Além da autenticidade africana, a cozinha senegalesa tem algumas influências de países europeus como França e até Portugal. Tal como por cá, também se come no Senegal feijão frade, usa-se muito o alho, acompanha-se os pratos com pão e há também uma predileção pelo arroz. Entre os muitos pratos de peixe, o mais conhecido é o arroz de peixe, muito similar com o nosso, também cozinhado em molho de tomate e, portanto, bastante avermelhado para a vista. Cozinham-se neste país africano muitos arrozes de carnes, mais até do que por cá, como de cordeiro ou de galinha. E até mesmo uma das sobremesas mais populares no Senegal é parecida com o arroz doce, só que é cozinhado em leite de coco. O couscous é também lembrado para os doces, o que poderiamos chamar de couscous doce, mas que os senegaleses nomeiam como thiakry.
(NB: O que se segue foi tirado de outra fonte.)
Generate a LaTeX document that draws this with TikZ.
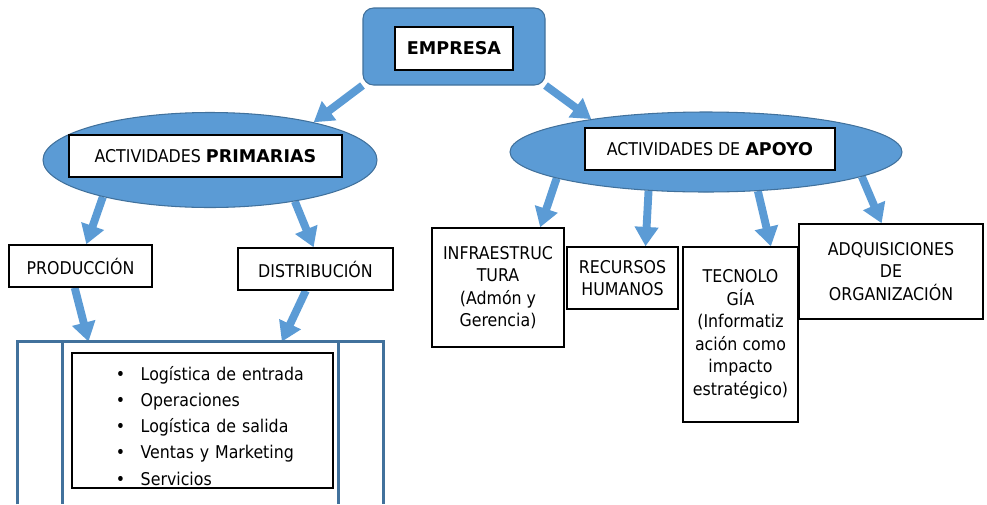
\documentclass[tikz,border=0pt]{standalone}
\usepackage{fontspec}
\setmainfont{DejaVu Sans Condensed}[BoldFont=DejaVu Sans Bold]
\usepackage{xcolor}
\usepackage{tikz}
\usetikzlibrary{shapes.geometric, arrows.meta, backgrounds}
\definecolor{azul}{HTML}{5B9BD5}
\definecolor{azuloscuro}{HTML}{41719C}
\newcommand{\puntolista}[1]{\hspace*{0.84cm}\makebox[0.5cm][l]{\textbullet}#1}
\tikzset{
    caja/.style={draw, rectangle, fill=white, line width=0.8pt, align=center, inner sep=2pt},
    nube/.style={draw=azuloscuro, ellipse, fill=azul, line width=0.6pt},
    flecha/.style={-{Triangle[width=13pt,length=11pt]}, draw=azul, line width=4.5pt}
}

\begin{document}
\begin{tikzpicture}[x=0.2mm, y=-0.2mm, font=\fontsize{10}{12.8}\selectfont]
    \useasboundingbox (0,0) rectangle (987,504);

    \node[draw=azuloscuro, fill=azul, line width=0.6pt, rounded corners=6pt, minimum width=3.64cm, minimum height=1.54cm] (empresa) at (454,46.5) {};
    \node[caja, minimum width=2.36cm, minimum height=0.86cm] (empresatxt) at (454,48.5) {\textbf{EMPRESA}};

    \node[nube, minimum width=6.68cm, minimum height=1.9cm] (primarias) at (210,160) {};
    \node[caja, minimum width=5.46cm, minimum height=0.84cm] (primariastxt) at (205.5,156) {ACTIVIDADES \textbf{PRIMARIAS}};
    \node[nube, minimum width=7.84cm, minimum height=1.6cm] (apoyo) at (706,152) {};
    \node[caja, minimum width=5cm, minimum height=0.84cm] (apoyotxt) at (710,149) {ACTIVIDADES DE \textbf{APOYO}};

    \node[caja, minimum width=2.86cm, minimum height=0.84cm] (produccion) at (80.5,266) {PRODUCCIÓN};
    \node[caja, minimum width=3.1cm, minimum height=0.84cm] (distribucion) at (315.5,269) {DISTRIBUCIÓN};

    \node[rectangle, minimum width=7.3cm, minimum height=3.24cm] (cadena) at (200.5,423) {};
    \draw[azuloscuro, line width=1.4pt] (cadena.south west) -- (cadena.north west) -- (cadena.north east) -- (cadena.south east);
    \draw[azuloscuro, line width=1.4pt] ([xshift=0.9cm]cadena.north west) -- ([xshift=0.9cm]cadena.south west);
    \draw[azuloscuro, line width=1.4pt] ([xshift=-0.9cm]cadena.north east) -- ([xshift=-0.9cm]cadena.south east);
    \node[caja, minimum width=5.22cm, minimum height=2.7cm, inner xsep=0pt, inner ysep=0pt, text width=5.15cm, align=left, font=\fontsize{10}{14.9}\selectfont] (lista) at (202.5,420.5) {%
        \rule{0pt}{14pt}\puntolista{Logística de entrada}\\
        \puntolista{Operaciones}\\
        \puntolista{Logística de salida}\\
        \puntolista{Ventas y Marketing}\\
        \puntolista{Servicios}};

    \node[caja, minimum width=2.64cm, minimum height=2.38cm] (infra) at (498,287.5) {INFRAESTRUC\\TURA\\(Admón y\\Gerencia)};
    \node[caja, minimum width=2.22cm, minimum height=1.24cm] (recursos) at (622.5,278) {RECURSOS\\HUMANOS};
    \node[caja, minimum width=2.3cm, minimum height=3.5cm] (tecno) at (740.5,334.5) {TECNOLO\\GÍA\\(Informatiz\\ación como\\impacto\\estratégico)};
    \node[caja, minimum width=3.68cm, minimum height=1.9cm] (adqui) at (891,271.5) {ADQUISICIONES\\DE\\ORGANIZACIÓN};

    \begin{scope}[on background layer]
        \draw[flecha] (empresa.south west) -- (primarias.20);
        \draw[flecha] (empresa.south east) -- (apoyo.164);
        \draw[flecha] (primarias.199) -- (produccion.75);
        \draw[flecha] (primarias.334) -- (distribucion.95);
        \draw[flecha] (produccion.255) -- (cadena.144);
        \draw[flecha] (distribucion.246) -- (cadena.45);
        \draw[flecha] (apoyo.190) -- (infra.55);
        \draw[flecha] (apoyo.214) -- (recursos.54);
        \draw[flecha] (apoyo.323) -- (tecno.71);
        \draw[flecha] (apoyo.351) -- (adqui.101);
    \end{scope}
\end{tikzpicture}
\end{document}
O couscous é, aliás, muito usado na gastronomia senegalesa, um ponto em comum com a África árabe, além da rejeição da carne de porco - é de lembrar que o Senegal é, predominantemente, islâmico. Já a carne de galinha pode-se comer, dando corpo a um dos pratos mais famosos da nação, o yassa. A carne de galinha (acompanhada de caldo) é marinada em sumo de lima, mostarda, alhos esmagados e óleo vegetal, com uma cama de cebola, azeitonas, folhas de loureiro e, claro, muita pimenta e sal. É mais tarde frita em caldo de galinha. Há outros elementos gastronómicos comuns no país, como o amendoim (tal como na Guiné Bissau), a batata doce, as lentilhas, vários tipos de pimenta ou o gengibre. Este último é também usado em sumo... Diga-se, um dos muitos sumos do país. Há também sumos de graviola, de manga, e até de plantas em flor como o hibiscus, mais conhecido pelo nome de zobo: um refresco açucarado, previamente fervido nas ditas folhas e devidamente passado.


País de baobabs

O Senegal é o grande país dos baobabs, aquela árvore altíssima e de tronco tão gordo, que tem sido usada para tudo: desde casas a pubs. A casca da árvore tem efeitos curativos para tratar de febres e para prevenir malárias. Um dos mais ricos ecossistemas do país é o Parque Natural de Delta du Saloum, zona de baixios que serpenteia o mar, recheada de várias aves, como os flamingos. Na capital Dakar, com dois milhões de habitantes, as atrações são mais lúdicas como o Phare des Mamelles, o farol com vista para toda a cidade e que é convertido numa grande discoteca, imprópria para quem sofra de vertigens.

Era em Dakar, no seu grande areal, que desfilavam os vencedores do Paris-Dakar, a grande prova expedicionária do desporto motorizado que testava a sorte no deserto Sahara, mas que terminava com os sorrisos da criançada senegalesa junto das grandes viaturas de corrida. Mas essa era apenas uma aventura de forasteiros que, por acaso, terminava no Senegal. Se se quiser conhecer a fundo a cultura do país através do desporto, terá que se assistir a um combate de luta senegalesa que é um desporto de combate tradicional, orinda da etnia dos serereses. É um autêntico desporto nacional, com vários rituais voodoo e vestes tribais, onde ser-se vencedor significa ser estrela. Tanto pode ser disputado num areal de uma rua, como num grande estádio. No que respeita aos desportos convencionais, o Senegal é um dos países africanos mais competitivos no basquetebol internacional, habituado a disputar as grandes competições. A seleção masculina já foi campeã africana por cinco vezes, registo igual ao Egito e só abaixo de Angola.

A nível artístico, o primeiro cineasta africano negro de sempre, o escritor Ousmane Sembène, é o chamado "pai do cinema africano". A filmografia do pioneiro senegalês, de cinco décadas diferentes, traz à memória os fantasmas do colonialismo francês e a pobreza do seu povo, mas também retrata os males tradicionais do continente como a mutilação genital feminina. Uma das bases destes filmes são os seus próprios livros e contos.